In the listing that follows, retype every line from the first through the one containing "['Jun08', '2008'], '', ['Aug08', '2008']];". Pictures are to be left out.

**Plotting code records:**
####

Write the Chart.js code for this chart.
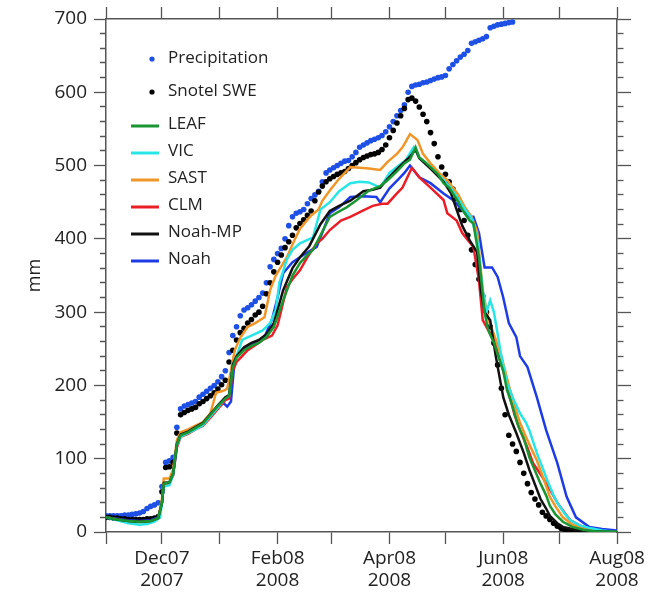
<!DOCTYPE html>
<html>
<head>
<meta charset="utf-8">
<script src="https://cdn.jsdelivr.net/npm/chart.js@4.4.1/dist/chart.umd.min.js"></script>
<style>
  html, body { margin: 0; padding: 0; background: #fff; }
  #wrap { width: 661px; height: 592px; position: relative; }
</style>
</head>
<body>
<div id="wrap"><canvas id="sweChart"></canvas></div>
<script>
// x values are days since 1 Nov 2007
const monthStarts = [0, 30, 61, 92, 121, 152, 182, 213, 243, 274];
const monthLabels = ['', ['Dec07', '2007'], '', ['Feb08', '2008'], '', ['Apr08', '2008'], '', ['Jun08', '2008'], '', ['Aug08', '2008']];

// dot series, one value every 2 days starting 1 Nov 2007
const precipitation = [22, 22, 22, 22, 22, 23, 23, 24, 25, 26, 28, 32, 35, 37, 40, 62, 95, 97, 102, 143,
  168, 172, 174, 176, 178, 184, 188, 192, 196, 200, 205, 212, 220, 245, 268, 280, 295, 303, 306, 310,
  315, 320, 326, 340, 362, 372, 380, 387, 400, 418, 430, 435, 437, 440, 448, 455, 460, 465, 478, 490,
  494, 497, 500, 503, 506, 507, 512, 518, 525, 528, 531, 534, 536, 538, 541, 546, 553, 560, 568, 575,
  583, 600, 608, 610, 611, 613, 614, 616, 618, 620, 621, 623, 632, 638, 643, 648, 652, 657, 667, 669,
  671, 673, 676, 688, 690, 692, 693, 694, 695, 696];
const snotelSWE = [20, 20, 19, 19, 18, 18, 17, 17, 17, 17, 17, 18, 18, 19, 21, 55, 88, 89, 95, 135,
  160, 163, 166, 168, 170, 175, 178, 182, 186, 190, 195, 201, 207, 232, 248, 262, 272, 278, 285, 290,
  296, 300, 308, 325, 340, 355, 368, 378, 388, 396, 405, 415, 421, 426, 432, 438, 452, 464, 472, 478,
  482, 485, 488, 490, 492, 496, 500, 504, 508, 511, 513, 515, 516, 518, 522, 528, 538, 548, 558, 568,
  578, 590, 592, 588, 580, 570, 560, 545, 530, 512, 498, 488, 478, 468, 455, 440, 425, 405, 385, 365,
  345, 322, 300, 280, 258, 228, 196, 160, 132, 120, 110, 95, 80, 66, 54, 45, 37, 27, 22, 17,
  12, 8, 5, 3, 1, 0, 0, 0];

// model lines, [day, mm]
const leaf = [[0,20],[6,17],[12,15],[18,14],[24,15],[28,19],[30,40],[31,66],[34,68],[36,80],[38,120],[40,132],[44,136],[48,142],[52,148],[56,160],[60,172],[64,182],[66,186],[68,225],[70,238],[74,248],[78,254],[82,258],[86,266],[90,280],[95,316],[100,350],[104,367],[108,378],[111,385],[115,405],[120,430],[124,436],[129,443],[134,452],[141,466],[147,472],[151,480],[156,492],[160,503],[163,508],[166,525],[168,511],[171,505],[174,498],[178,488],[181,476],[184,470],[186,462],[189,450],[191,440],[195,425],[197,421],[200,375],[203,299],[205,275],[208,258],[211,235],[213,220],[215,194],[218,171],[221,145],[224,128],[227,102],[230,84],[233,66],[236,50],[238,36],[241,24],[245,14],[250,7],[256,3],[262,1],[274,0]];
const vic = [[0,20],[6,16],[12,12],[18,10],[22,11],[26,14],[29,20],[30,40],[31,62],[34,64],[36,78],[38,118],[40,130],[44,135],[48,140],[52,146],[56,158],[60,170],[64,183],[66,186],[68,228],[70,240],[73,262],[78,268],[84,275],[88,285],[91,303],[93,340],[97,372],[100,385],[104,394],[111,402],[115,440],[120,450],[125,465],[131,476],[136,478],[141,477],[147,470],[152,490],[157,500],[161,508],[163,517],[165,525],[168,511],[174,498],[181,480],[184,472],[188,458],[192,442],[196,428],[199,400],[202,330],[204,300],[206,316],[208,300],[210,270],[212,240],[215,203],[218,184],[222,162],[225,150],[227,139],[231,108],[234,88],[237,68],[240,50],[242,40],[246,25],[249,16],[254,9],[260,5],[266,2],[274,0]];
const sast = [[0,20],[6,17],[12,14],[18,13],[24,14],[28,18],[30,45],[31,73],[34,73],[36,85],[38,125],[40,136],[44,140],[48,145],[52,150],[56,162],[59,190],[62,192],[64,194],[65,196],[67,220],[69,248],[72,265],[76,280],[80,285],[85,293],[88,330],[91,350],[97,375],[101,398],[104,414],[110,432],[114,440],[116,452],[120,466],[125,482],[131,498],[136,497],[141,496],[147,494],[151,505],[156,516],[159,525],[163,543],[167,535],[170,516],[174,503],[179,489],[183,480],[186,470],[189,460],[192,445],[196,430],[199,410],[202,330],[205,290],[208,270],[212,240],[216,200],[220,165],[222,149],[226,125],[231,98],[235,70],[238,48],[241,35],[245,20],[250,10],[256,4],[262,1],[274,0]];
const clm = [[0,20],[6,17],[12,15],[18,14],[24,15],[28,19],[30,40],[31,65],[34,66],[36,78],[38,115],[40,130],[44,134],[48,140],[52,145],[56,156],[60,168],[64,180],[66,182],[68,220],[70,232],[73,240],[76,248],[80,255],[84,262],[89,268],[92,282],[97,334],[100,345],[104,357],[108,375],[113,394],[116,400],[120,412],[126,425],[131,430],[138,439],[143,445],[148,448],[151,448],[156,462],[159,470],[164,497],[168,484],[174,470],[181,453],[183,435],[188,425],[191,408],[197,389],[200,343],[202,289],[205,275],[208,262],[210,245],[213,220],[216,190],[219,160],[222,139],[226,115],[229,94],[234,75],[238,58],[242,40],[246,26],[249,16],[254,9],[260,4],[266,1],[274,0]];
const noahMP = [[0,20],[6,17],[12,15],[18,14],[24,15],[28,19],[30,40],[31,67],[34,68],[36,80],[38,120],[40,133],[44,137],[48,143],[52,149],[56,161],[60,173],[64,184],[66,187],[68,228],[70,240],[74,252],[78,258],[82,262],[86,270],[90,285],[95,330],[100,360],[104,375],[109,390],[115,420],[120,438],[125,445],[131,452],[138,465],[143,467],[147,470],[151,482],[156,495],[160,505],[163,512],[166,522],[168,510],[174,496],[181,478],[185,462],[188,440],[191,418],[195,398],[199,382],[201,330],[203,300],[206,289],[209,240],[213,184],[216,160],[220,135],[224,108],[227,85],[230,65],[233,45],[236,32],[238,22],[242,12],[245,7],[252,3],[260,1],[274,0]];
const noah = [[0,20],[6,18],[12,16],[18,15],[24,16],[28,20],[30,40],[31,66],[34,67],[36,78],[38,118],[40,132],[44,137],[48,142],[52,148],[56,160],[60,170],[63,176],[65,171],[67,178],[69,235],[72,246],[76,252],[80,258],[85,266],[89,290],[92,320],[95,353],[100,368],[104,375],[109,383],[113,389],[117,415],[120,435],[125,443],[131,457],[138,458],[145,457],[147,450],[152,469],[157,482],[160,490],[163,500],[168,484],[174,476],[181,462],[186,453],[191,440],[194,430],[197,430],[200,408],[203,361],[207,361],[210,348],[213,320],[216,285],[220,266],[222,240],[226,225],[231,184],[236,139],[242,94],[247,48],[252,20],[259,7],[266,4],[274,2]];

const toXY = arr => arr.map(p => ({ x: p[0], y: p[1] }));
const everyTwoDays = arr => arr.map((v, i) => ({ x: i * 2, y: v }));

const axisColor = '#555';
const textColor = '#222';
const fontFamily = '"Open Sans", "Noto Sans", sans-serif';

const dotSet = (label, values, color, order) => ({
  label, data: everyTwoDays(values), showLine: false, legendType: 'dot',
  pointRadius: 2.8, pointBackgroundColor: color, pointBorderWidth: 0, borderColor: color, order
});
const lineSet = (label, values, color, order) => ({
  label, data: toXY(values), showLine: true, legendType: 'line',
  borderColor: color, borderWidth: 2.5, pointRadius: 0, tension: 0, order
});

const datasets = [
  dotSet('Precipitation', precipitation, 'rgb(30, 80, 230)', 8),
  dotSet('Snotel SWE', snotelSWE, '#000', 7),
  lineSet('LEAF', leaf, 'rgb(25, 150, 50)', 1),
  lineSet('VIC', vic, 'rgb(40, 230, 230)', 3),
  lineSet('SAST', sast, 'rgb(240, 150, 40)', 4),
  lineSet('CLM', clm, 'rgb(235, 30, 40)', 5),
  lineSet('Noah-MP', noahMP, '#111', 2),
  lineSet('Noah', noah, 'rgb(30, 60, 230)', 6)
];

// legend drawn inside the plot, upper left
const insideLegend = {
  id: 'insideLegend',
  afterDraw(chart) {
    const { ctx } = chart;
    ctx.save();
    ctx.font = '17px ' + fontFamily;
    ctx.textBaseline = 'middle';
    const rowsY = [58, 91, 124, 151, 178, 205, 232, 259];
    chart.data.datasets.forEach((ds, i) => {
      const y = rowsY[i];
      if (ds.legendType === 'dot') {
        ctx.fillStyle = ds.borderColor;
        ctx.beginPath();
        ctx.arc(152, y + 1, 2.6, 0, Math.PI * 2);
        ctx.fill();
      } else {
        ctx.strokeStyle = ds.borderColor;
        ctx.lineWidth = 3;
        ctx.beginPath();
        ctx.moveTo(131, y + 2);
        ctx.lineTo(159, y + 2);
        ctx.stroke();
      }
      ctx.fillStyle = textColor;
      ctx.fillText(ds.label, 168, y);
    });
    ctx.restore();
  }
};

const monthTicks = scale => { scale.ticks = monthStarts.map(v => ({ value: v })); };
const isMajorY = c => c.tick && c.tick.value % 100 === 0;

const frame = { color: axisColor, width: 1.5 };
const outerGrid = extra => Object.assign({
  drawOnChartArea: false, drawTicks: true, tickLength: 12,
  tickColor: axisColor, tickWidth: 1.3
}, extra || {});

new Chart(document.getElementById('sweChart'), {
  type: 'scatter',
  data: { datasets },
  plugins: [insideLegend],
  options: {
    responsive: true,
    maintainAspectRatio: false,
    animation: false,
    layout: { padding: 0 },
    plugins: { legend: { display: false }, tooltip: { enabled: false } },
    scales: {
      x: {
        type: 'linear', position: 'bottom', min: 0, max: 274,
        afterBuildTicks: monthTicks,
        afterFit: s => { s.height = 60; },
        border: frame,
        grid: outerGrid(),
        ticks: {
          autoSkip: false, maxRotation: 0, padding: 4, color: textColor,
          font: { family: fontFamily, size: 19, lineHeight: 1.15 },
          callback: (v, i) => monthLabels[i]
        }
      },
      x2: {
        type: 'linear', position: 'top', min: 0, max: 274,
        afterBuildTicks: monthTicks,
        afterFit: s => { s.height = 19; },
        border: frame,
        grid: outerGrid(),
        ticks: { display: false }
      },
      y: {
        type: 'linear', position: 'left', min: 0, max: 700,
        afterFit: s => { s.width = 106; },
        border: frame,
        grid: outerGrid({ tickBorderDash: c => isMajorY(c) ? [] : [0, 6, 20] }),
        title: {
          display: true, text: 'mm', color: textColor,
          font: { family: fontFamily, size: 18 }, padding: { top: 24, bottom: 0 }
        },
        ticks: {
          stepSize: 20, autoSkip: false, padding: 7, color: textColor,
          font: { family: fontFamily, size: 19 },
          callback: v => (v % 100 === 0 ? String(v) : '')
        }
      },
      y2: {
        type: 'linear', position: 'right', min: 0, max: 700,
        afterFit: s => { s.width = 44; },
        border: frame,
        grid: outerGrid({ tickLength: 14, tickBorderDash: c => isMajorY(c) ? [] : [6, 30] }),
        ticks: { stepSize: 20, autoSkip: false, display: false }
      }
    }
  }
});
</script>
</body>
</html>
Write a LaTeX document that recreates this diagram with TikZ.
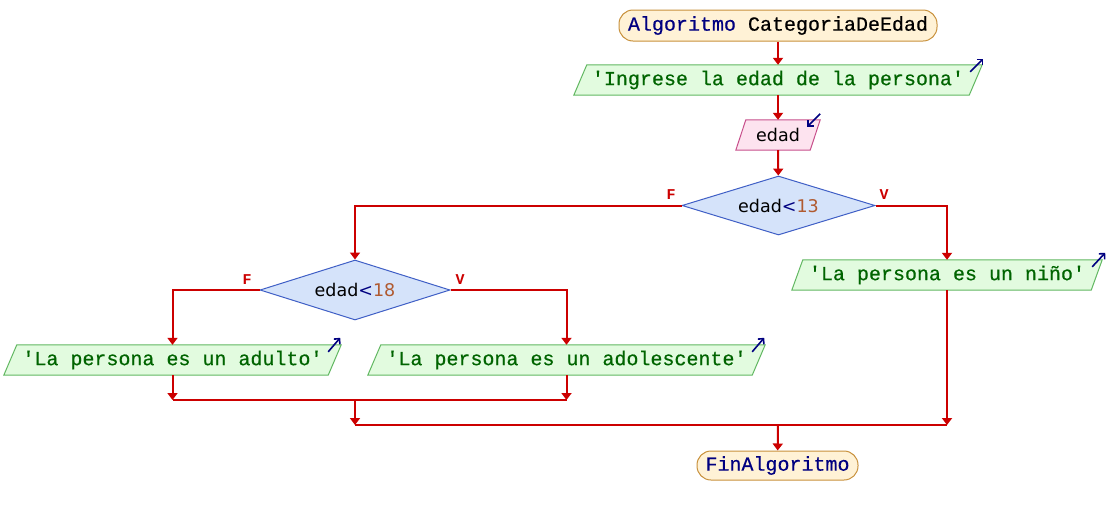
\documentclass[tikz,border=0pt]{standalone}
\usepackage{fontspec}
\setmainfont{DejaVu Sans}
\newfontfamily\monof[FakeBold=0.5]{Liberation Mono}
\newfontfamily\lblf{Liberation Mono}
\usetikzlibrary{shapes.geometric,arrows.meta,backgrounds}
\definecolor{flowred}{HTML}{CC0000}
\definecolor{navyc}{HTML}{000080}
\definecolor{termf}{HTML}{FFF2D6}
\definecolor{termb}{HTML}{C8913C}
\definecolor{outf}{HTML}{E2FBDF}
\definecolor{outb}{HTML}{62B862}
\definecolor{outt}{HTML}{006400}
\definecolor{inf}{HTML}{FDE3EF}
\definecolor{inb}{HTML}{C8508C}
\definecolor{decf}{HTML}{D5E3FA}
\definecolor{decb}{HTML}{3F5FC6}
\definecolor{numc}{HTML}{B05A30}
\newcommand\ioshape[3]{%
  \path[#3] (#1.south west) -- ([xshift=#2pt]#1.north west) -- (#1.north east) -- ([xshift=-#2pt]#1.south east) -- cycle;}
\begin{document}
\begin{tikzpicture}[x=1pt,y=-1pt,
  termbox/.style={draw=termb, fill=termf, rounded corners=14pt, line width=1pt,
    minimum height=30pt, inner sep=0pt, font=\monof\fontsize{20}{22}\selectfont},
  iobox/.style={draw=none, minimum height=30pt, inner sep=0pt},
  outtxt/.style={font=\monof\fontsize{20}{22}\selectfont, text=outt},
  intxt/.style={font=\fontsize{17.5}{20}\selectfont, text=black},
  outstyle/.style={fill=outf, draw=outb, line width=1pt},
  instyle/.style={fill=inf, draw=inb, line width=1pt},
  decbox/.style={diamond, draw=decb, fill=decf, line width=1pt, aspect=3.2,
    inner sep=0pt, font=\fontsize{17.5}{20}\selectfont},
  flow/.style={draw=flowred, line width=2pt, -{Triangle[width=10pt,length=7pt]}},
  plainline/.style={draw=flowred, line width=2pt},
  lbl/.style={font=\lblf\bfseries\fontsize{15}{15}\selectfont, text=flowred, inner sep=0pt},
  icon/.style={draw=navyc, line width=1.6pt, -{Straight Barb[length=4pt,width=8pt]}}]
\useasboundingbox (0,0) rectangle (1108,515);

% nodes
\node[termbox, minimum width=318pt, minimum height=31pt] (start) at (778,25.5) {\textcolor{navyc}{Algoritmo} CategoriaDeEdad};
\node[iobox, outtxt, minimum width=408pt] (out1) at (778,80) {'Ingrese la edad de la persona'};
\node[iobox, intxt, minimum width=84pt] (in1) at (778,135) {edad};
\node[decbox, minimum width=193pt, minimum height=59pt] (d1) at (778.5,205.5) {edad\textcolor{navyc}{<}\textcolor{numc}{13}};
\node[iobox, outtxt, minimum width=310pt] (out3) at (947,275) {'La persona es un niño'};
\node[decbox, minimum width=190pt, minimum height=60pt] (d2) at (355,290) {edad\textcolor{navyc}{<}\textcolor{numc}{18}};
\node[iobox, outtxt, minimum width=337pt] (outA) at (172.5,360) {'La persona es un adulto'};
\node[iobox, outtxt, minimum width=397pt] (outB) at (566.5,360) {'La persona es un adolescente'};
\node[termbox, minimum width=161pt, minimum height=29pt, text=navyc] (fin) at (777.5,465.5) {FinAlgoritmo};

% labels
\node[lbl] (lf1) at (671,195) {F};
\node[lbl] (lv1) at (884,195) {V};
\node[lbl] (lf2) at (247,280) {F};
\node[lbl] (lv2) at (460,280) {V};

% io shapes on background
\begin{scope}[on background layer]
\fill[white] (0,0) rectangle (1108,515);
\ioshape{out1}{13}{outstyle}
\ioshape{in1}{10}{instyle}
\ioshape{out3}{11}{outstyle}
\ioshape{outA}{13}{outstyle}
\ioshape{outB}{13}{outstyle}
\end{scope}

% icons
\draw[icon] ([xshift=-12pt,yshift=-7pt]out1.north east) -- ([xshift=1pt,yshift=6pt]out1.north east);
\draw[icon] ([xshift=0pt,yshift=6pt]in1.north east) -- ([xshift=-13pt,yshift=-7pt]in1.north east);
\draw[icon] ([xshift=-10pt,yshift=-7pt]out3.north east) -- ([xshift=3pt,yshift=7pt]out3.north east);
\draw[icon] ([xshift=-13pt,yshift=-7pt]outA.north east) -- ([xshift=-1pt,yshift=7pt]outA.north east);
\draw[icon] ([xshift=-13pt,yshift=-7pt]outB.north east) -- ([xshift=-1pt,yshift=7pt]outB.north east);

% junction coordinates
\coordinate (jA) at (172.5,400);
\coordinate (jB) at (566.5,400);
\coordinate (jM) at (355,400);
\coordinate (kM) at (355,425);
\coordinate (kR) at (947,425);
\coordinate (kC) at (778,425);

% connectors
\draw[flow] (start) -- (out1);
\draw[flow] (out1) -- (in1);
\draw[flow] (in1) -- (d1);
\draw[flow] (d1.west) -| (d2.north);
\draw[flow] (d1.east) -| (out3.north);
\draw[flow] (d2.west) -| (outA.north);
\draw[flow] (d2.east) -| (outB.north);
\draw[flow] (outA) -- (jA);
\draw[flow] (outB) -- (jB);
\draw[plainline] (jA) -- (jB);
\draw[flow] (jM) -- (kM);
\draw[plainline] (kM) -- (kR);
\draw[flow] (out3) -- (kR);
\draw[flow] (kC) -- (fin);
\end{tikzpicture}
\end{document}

####

**Complete output:**
Write the Chart.js code for this chart.
<!DOCTYPE html>
<html>
<head>
<meta charset="utf-8">
<script src="https://cdn.jsdelivr.net/npm/chart.js@4.4.1/dist/chart.umd.min.js"></script>
<style>
  html, body { margin: 0; padding: 0; background: #fff; }
  #wrap { width: 661px; height: 592px; position: relative; }
</style>
</head>
<body>
<div id="wrap"><canvas id="sweChart"></canvas></div>
<script>
// x values are days since 1 Nov 2007
const monthStarts = [0, 30, 61, 92, 121, 152, 182, 213, 243, 274];
const monthLabels = ['', ['Dec07', '2007'], '', ['Feb08', '2008'], '', ['Apr08', '2008'], '', ['Jun08', '2008'], '', ['Aug08', '2008']];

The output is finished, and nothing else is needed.